Roma 0nian President - Holocaust
'Not Unique To Jews'

By Grig Davidovitz

BUCHAREST -- "The Holocaust was not unique to the Jewish population in Europe. Many others, including Poles, died in the same way," Romanian President Jon Iliescu says in an interview to Haaretz.
According to the president, "in the Romania of the Nazi period, Jews and communists were treated equally. My father was a communist activist and was sent to a camp. He died at the age of 44, less than a year after he returned."

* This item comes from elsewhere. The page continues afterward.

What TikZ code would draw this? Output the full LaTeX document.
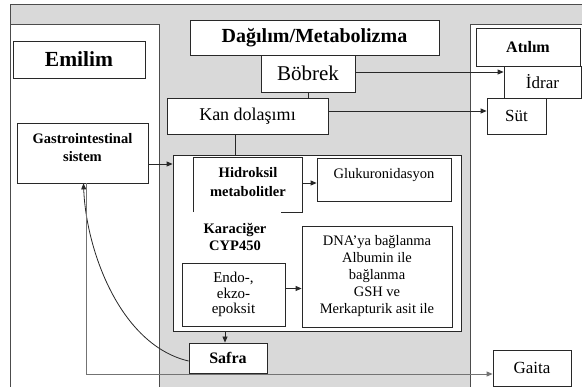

As for the Romanian government's June 13 declaration denying that a Holocaust took place inside the country, Iliescu says "the government amended the declaration because its contents were presented inaccurately. The Holocaust was a general phenomenon in Europe ... and such events also took place inside Romania's territory; the massacres in Bucharest and Iasi (in Moldova) in 1941 and the sending of Jews to concentration camps in Transnistria took place in Romania, and the leaders of that time are responsible for those events. However, it is impossible to accuse the Romanian people and society of this," Iliescu stresses.
The Romanian president believes that in view of the country's current dire economic situation, the restitution suits demanding the return of Jewish property must be either postponed or rejected.
"People are struggling with shortages, and at the same time, people are coming forward with claims because in Romanian history during World War II and afterward, property was nationalized. Does that mean the wretched Romanian citizen of today has to pay for what happened then? Is it worth it to skin those who are living today in distress? And just to compensate others? I don't find that appropriate."